Outside of market factors, valuations are subject to a number of judgements and estimates. In general, as time goes on, better information becomes available and initial estimates are updated to reflect current information. Some examples of this include: ACC rehabilitation costs; earthquake-related insurance liabilities; and student wage growth.

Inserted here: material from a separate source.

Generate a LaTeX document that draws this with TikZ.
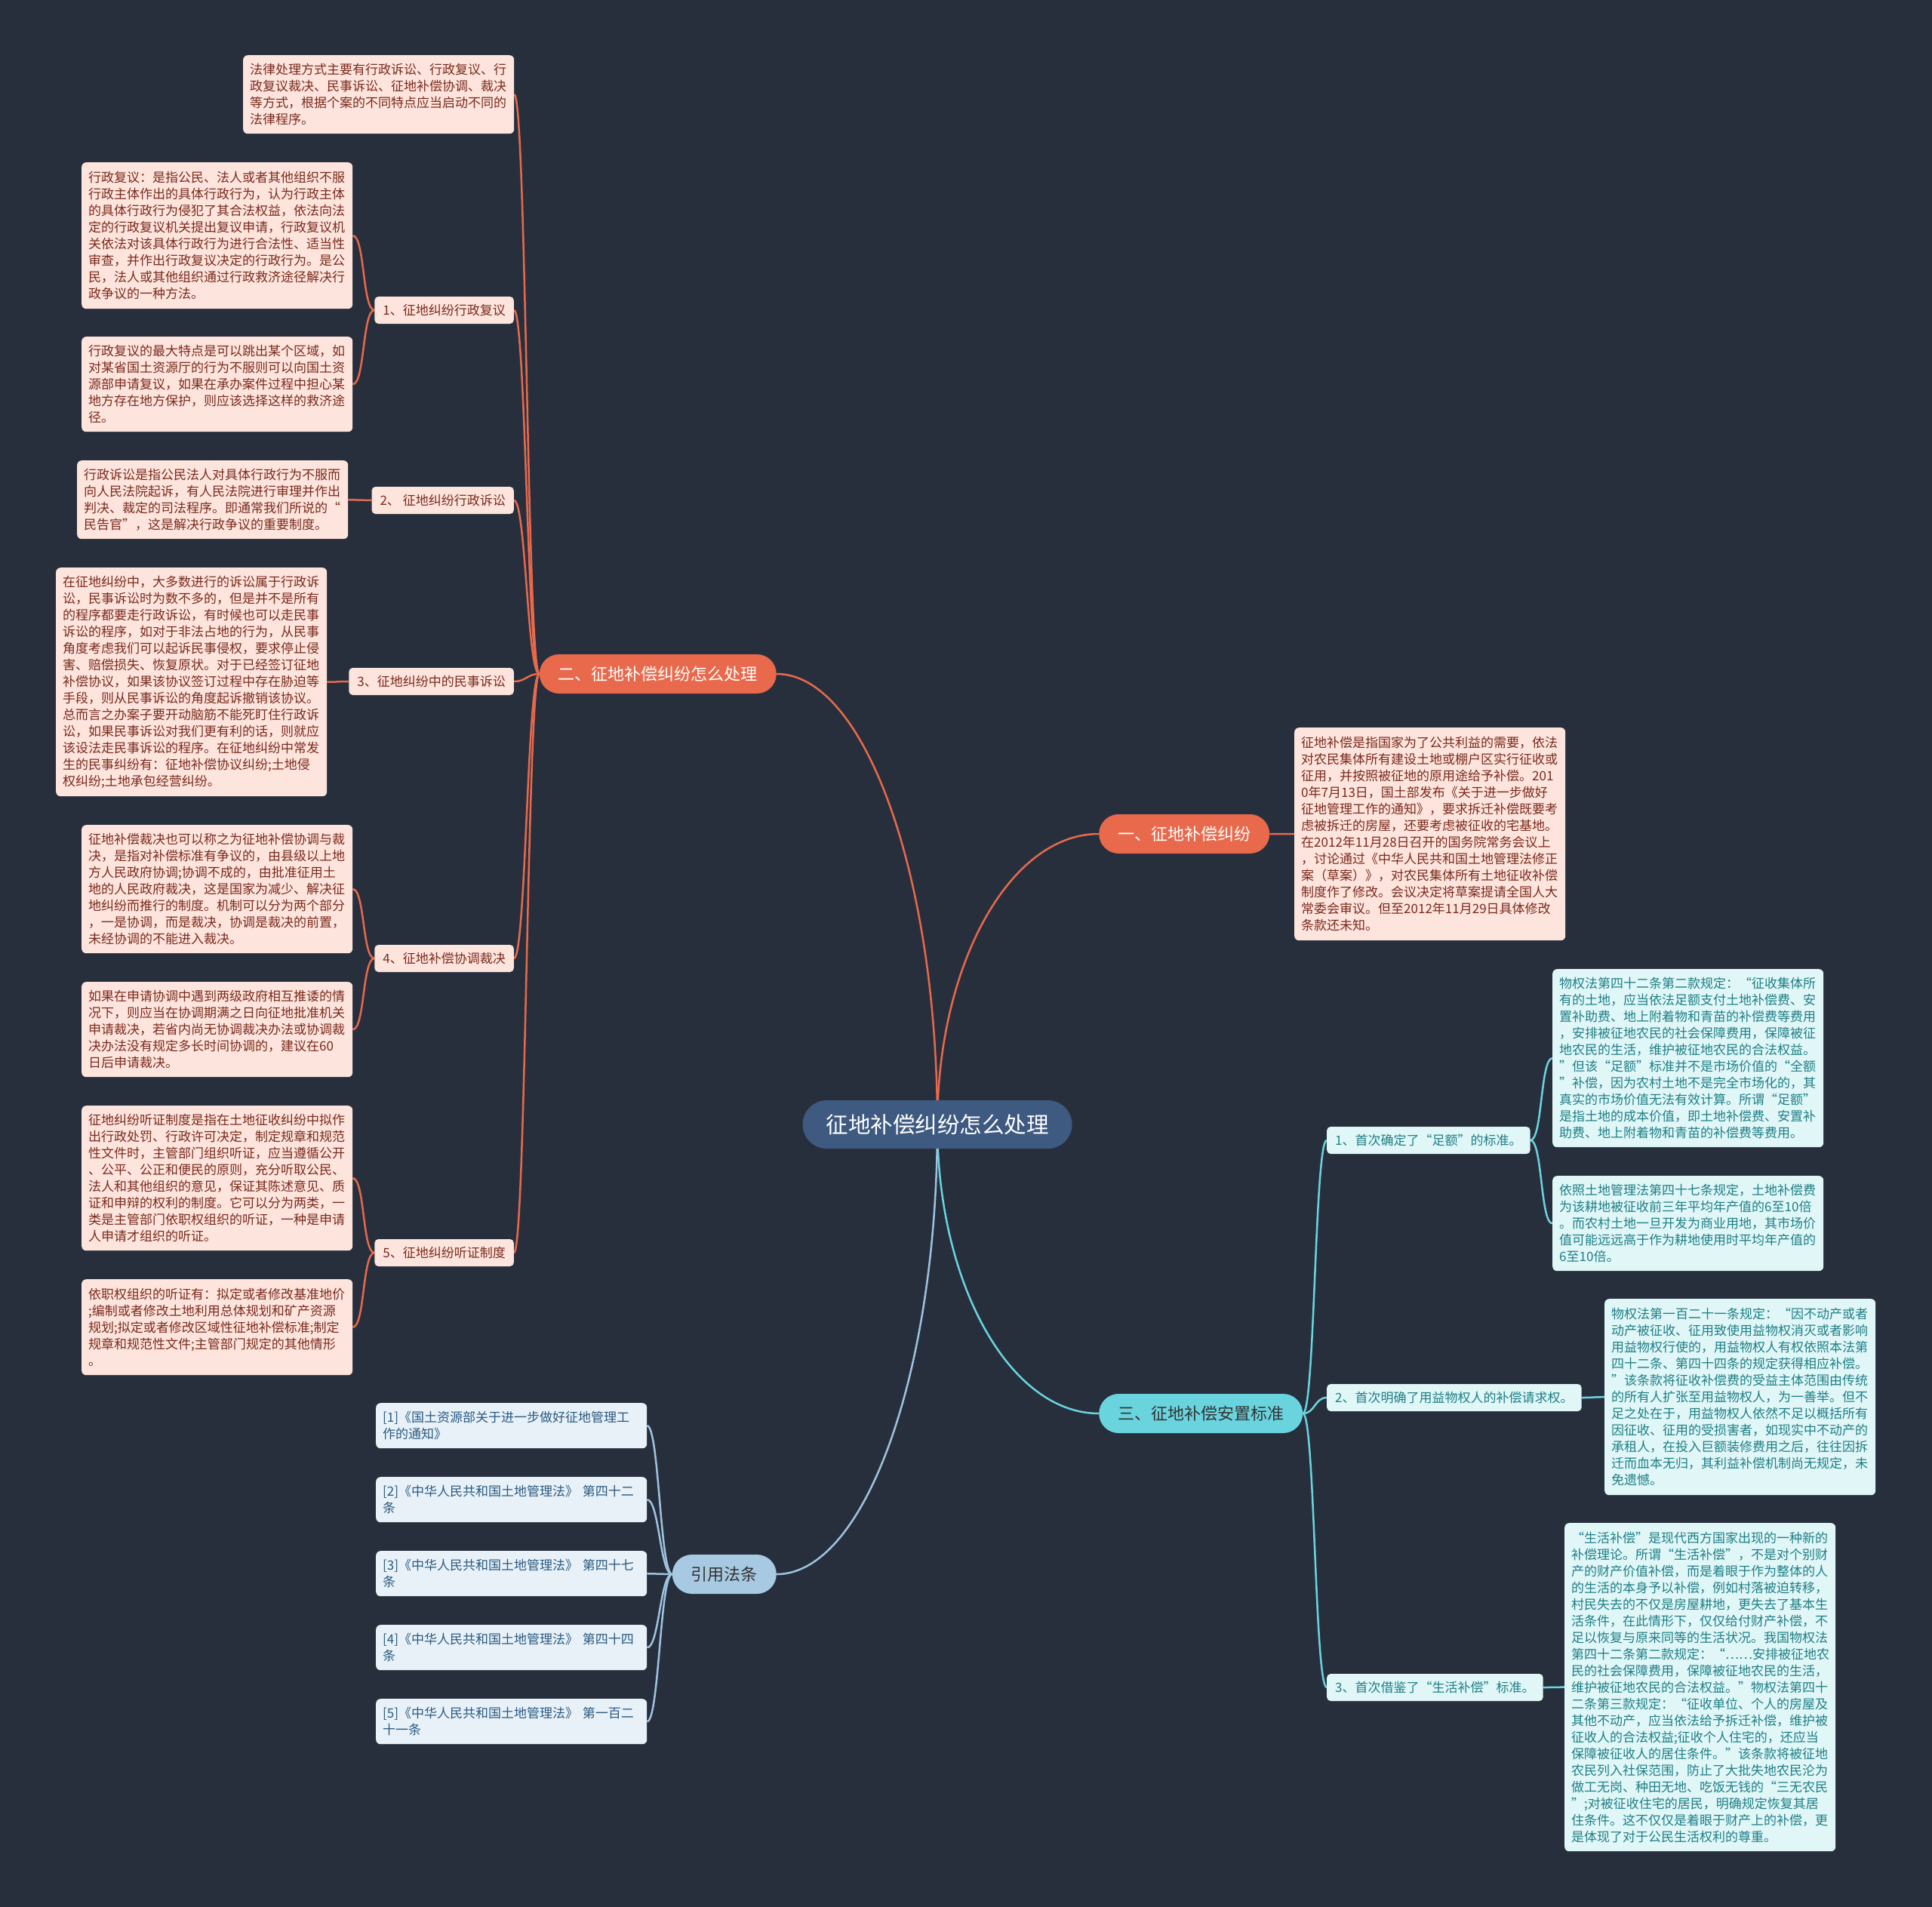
\documentclass[tikz,border=0pt]{standalone}
\usepackage{fontspec}
\setmainfont{Noto Sans CJK SC}
\definecolor{bgc}{HTML}{272F3D}
\definecolor{opink}{HTML}{FDE4DD}
\definecolor{otext}{HTML}{7A2A1C}
\definecolor{oline}{HTML}{E8694C}
\definecolor{ofill}{HTML}{E8694C}
\definecolor{cpale}{HTML}{E0F6F7}
\definecolor{ctext}{HTML}{1E7F86}
\definecolor{cline}{HTML}{6AD4DE}
\definecolor{cfill}{HTML}{6AD4DE}
\definecolor{bpale}{HTML}{E8F1F8}
\definecolor{btext}{HTML}{2A5A80}
\definecolor{bline}{HTML}{9EC3DF}
\definecolor{bfill}{HTML}{A8C9E2}
\definecolor{centfill}{HTML}{3E5A80}
\pgfdeclarelayer{bgl}
\pgfdeclarelayer{edgel}
\pgfsetlayers{bgl,edgel,main}
\tikzset{
  x=1pt, y=-1pt,
  cnode/.style={fill=centfill, text=white, font=\fontsize{29.5pt}{32pt}\selectfont, rounded corners=32pt, minimum height=64pt, inner xsep=31pt, inner ysep=0pt},
  onode/.style={fill=ofill, text=white, font=\fontsize{22pt}{26pt}\selectfont, rounded corners=26pt, minimum height=52pt, inner xsep=25pt, inner ysep=0pt},
  cynode/.style={onode, fill=cfill, text=black!80},
  blnode/.style={onode, fill=bfill, text=black!80},
  olabel/.style={fill=opink, text=otext, font=\fontsize{17pt}{22pt}\selectfont, rounded corners=5pt, minimum height=36pt, inner xsep=11pt, inner ysep=0pt},
  clabel/.style={olabel, fill=cpale, text=ctext},
  obox/.style={fill=opink, text=otext, font=\fontsize{17pt}{22pt}\selectfont, rounded corners=6pt, inner xsep=9pt, inner ysep=0pt, text width=341pt, align=left, anchor=north west},
  cbox/.style={obox, fill=cpale, text=ctext},
  bbox/.style={obox, fill=bpale, text=btext},
  olink/.style={draw=oline, line width=2.5pt},
  clink/.style={draw=cline, line width=2.5pt},
  blink/.style={draw=bline, line width=2.5pt},
}
\newcommand{\leftlink}[3]{\draw[#1] (#2.west) .. controls +(-16,0) and +(16,0) .. (#3.east);}
\newcommand{\rightlink}[3]{\draw[#1] (#2.east) .. controls +(16,0) and +(-16,0) .. (#3.west);}
\begin{document}
\begin{tikzpicture}
\begin{pgfonlayer}{bgl}
\fill[bgc] (0,0) rectangle (2560,2527);
\end{pgfonlayer}
\useasboundingbox (0,0) rectangle (2560,2527);

% central and branches
\node[cnode] (C) at (1242,1490) {征地补偿纠纷怎么处理};
\node[onode, anchor=east] (B2) at (1029,893) {二、征地补偿纠纷怎么处理};
\node[onode, anchor=west] (B1) at (1456,1105) {一、征地补偿纠纷};
\node[cynode, anchor=west] (B3) at (1456,1873) {三、征地补偿安置标准};
\node[blnode, anchor=east] (B4) at (1029,2086) {引用法条};

% left sub labels
\node[olabel, anchor=east] (S1) at (681,411) {1、征地纠纷行政复议};
\node[olabel, anchor=east] (S2) at (681,663) {2、 征地纠纷行政诉讼};
\node[olabel, anchor=east] (S3) at (681,903) {3、征地纠纷中的民事诉讼};
\node[olabel, anchor=east] (S4) at (681,1270) {4、征地补偿协调裁决};
\node[olabel, anchor=east] (S5) at (681,1660) {5、征地纠纷听证制度};

% right sub labels
\node[clabel, anchor=west] (Q1) at (1758,1511) {1、首次确定了“足额”的标准。};
\node[clabel, anchor=west] (Q2) at (1758,1852) {2、首次明确了用益物权人的补偿请求权。};
\node[clabel, anchor=west] (Q3) at (1758,2236) {3、首次借鉴了“生活补偿”标准。};

% left boxes
\node[obox, minimum height=104pt] (T0) at (322,73) {法律处理方式主要有行政诉讼、行政复议、行\\政复议裁决、民事诉讼、征地补偿协调、裁决\\等方式，根据个案的不同特点应当启动不同的\\法律程序。};
\node[obox, minimum height=194pt] (A1) at (108,215) {行政复议：是指公民、法人或者其他组织不服\\行政主体作出的具体行政行为，认为行政主体\\的具体行政行为侵犯了其合法权益，依法向法\\定的行政复议机关提出复议申请，行政复议机\\关依法对该具体行政行为进行合法性、适当性\\审查，并作出行政复议决定的行政行为。是公\\民，法人或其他组织通过行政救济途径解决行\\政争议的一种方法。};
\node[obox, minimum height=126pt] (A2) at (108,446) {行政复议的最大特点是可以跳出某个区域，如\\对某省国土资源厅的行为不服则可以向国土资\\源部申请复议，如果在承办案件过程中担心某\\地方存在地方保护，则应该选择这样的救济途\\径。};
\node[obox, minimum height=104pt] (P2) at (102,610) {行政诉讼是指公民法人对具体行政行为不服而\\向人民法院起诉，有人民法院进行审理并作出\\判决、裁定的司法程序。即通常我们所说的“\\民告官”，这是解决行政争议的重要制度。};
\node[obox, minimum height=303pt] (C1) at (74,752) {在征地纠纷中，大多数进行的诉讼属于行政诉\\讼，民事诉讼时为数不多的，但是并不是所有\\的程序都要走行政诉讼，有时候也可以走民事\\诉讼的程序，如对于非法占地的行为，从民事\\角度考虑我们可以起诉民事侵权，要求停止侵\\害、赔偿损失、恢复原状。对于已经签订征地\\补偿协议，如果该协议签订过程中存在胁迫等\\手段，则从民事诉讼的角度起诉撤销该协议。\\总而言之办案子要开动脑筋不能死盯住行政诉\\讼，如果民事诉讼对我们更有利的话，则就应\\该设法走民事诉讼的程序。在征地纠纷中常发\\生的民事纠纷有：征地补偿协议纠纷;土地侵\\权纠纷;土地承包经营纠纷。};
\node[obox, minimum height=170pt] (D1) at (108,1093) {征地补偿裁决也可以称之为征地补偿协调与裁\\决，是指对补偿标准有争议的，由县级以上地\\方人民政府协调;协调不成的，由批准征用土\\地的人民政府裁决，这是国家为减少、解决征\\地纠纷而推行的制度。机制可以分为两个部分\\，一是协调，而是裁决，协调是裁决的前置，\\未经协调的不能进入裁决。};
\node[obox, minimum height=126pt] (D2) at (108,1301) {如果在申请协调中遇到两级政府相互推诿的情\\况下，则应当在协调期满之日向征地批准机关\\申请裁决，若省内尚无协调裁决办法或协调裁\\决办法没有规定多长时间协调的，建议在60\\日后申请裁决。};
\node[obox, minimum height=192pt] (E1) at (108,1465) {征地纠纷听证制度是指在土地征收纠纷中拟作\\出行政处罚、行政许可决定，制定规章和规范\\性文件时，主管部门组织听证，应当遵循公开\\、公平、公正和便民的原则，充分听取公民、\\法人和其他组织的意见，保证其陈述意见、质\\证和申辩的权利的制度。它可以分为两类，一\\类是主管部门依职权组织的听证，一种是申请\\人申请才组织的听证。};
\node[obox, minimum height=127pt] (E2) at (108,1695) {依职权组织的听证有：拟定或者修改基准地价\\;编制或者修改土地利用总体规划和矿产资源\\规划;拟定或者修改区域性征地补偿标准;制定\\规章和规范性文件;主管部门规定的其他情形\\。};

% right boxes
\node[obox, minimum height=282pt] (R1) at (1715,964) {征地补偿是指国家为了公共利益的需要，依法\\对农民集体所有建设土地或棚户区实行征收或\\征用，并按照被征地的原用途给予补偿。201\\0年7月13日，国土部发布《关于进一步做好\\征地管理工作的通知》，要求拆迁补偿既要考\\虑被拆迁的房屋，还要考虑被征收的宅基地。\\在2012年11月28日召开的国务院常务会议上\\，讨论通过《中华人民共和国土地管理法修正\\案（草案）》，对农民集体所有土地征收补偿\\制度作了修改。会议决定将草案提请全国人大\\常委会审议。但至2012年11月29日具体修改\\条款还未知。};
\node[cbox, minimum height=236pt] (G1) at (2057,1284) {物权法第四十二条第二款规定：“征收集体所\\有的土地，应当依法足额支付土地补偿费、安\\置补助费、地上附着物和青苗的补偿费等费用\\，安排被征地农民的社会保障费用，保障被征\\地农民的生活，维护被征地农民的合法权益。\\”但该“足额”标准并不是市场价值的“全额\\”补偿，因为农村土地不是完全市场化的，其\\真实的市场价值无法有效计算。所谓“足额”\\是指土地的成本价值，即土地补偿费、安置补\\助费、地上附着物和青苗的补偿费等费用。};
\node[cbox, minimum height=126pt] (G2) at (2057,1558) {依照土地管理法第四十七条规定，土地补偿费\\为该耕地被征收前三年平均年产值的6至10倍\\。而农村土地一旦开发为商业用地，其市场价\\值可能远远高于作为耕地使用时平均年产值的\\6至10倍。};
\node[cbox, minimum height=260pt] (H1) at (2126,1721) {物权法第一百二十一条规定：“因不动产或者\\动产被征收、征用致使用益物权消灭或者影响\\用益物权行使的，用益物权人有权依照本法第\\四十二条、第四十四条的规定获得相应补偿。\\”该条款将征收补偿费的受益主体范围由传统\\的所有人扩张至用益物权人，为一善举。但不\\足之处在于，用益物权人依然不足以概括所有\\因征收、征用的受损害者，如现实中不动产的\\承租人，在投入巨额装修费用之后，往往因拆\\迁而血本无归，其利益补偿机制尚无规定，未\\免遗憾。};
\node[cbox, minimum height=435pt] (I1) at (2073,2018) {“生活补偿”是现代西方国家出现的一种新的\\补偿理论。所谓“生活补偿”，不是对个别财\\产的财产价值补偿，而是着眼于作为整体的人\\的生活的本身予以补偿，例如村落被迫转移，\\村民失去的不仅是房屋耕地，更失去了基本生\\活条件，在此情形下，仅仅给付财产补偿，不\\足以恢复与原来同等的生活状况。我国物权法\\第四十二条第二款规定：“……安排被征地农\\民的社会保障费用，保障被征地农民的生活，\\维护被征地农民的合法权益。”物权法第四十\\二条第三款规定：“征收单位、个人的房屋及\\其他不动产，应当依法给予拆迁补偿，维护被\\征收人的合法权益;征收个人住宅的，还应当\\保障被征收人的居住条件。”该条款将被征地\\农民列入社保范围，防止了大批失地农民沦为\\做工无岗、种田无地、吃饭无钱的“三无农民\\”;对被征收住宅的居民，明确规定恢复其居\\住条件。这不仅仅是着眼于财产上的补偿，更\\是体现了对于公民生活权利的尊重。};

% references
\node[bbox, minimum height=60pt] (F1) at (498,1859) {[1]《国土资源部关于进一步做好征地管理工\\作的通知》};
\node[bbox, minimum height=60pt] (F2) at (498,1957) {[2]《中华人民共和国土地管理法》 第四十二\\条};
\node[bbox, minimum height=60pt] (F3) at (498,2055) {[3]《中华人民共和国土地管理法》 第四十七\\条};
\node[bbox, minimum height=60pt] (F4) at (498,2153) {[4]《中华人民共和国土地管理法》 第四十四\\条};
\node[bbox, minimum height=60pt] (F5) at (498,2251) {[5]《中华人民共和国土地管理法》 第一百二\\十一条};

\begin{pgfonlayer}{edgel}
\draw[olink] (C.center) .. controls +(0,-328) and +(117,0) .. (B2.east);
\draw[olink] (C.center) .. controls +(0,-212) and +(-118,0) .. (B1.west);
\draw[clink] (C.center) .. controls +(0,211) and +(-118,0) .. (B3.west);
\draw[blink] (C.center) .. controls +(0,328) and +(117,0) .. (B4.east);
\leftlink{olink}{B2}{T0}
\leftlink{olink}{B2}{S1}
\leftlink{olink}{B2}{S2}
\leftlink{olink}{B2}{S3}
\leftlink{olink}{B2}{S4}
\leftlink{olink}{B2}{S5}
\leftlink{olink}{S1}{A1}
\leftlink{olink}{S1}{A2}
\leftlink{olink}{S2}{P2}
\leftlink{olink}{S3}{C1}
\leftlink{olink}{S4}{D1}
\leftlink{olink}{S4}{D2}
\leftlink{olink}{S5}{E1}
\leftlink{olink}{S5}{E2}
\rightlink{olink}{B1}{R1}
\rightlink{clink}{B3}{Q1}
\rightlink{clink}{B3}{Q2}
\rightlink{clink}{B3}{Q3}
\rightlink{clink}{Q1}{G1}
\rightlink{clink}{Q1}{G2}
\rightlink{clink}{Q2}{H1}
\rightlink{clink}{Q3}{I1}
\leftlink{blink}{B4}{F1}
\leftlink{blink}{B4}{F2}
\leftlink{blink}{B4}{F3}
\leftlink{blink}{B4}{F4}
\leftlink{blink}{B4}{F5}
\end{pgfonlayer}
\end{tikzpicture}
\end{document}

...while other risks still remain

In addition to those items on the balance sheet there are a number of liabilities (and assets) that may arise in the future but are not yet included in our forecasts, either because they are contingent on an uncertain future event occurring (eg, outcome of litigation) or the liability cannot be measured reliably. If these liabilities crystallise, there will be associated costs with a negative impact (or positive in the case of contingent assets) on the operating balance or net debt. Refer to page 79 for a list of the contingent liabilities at 31 October 2014.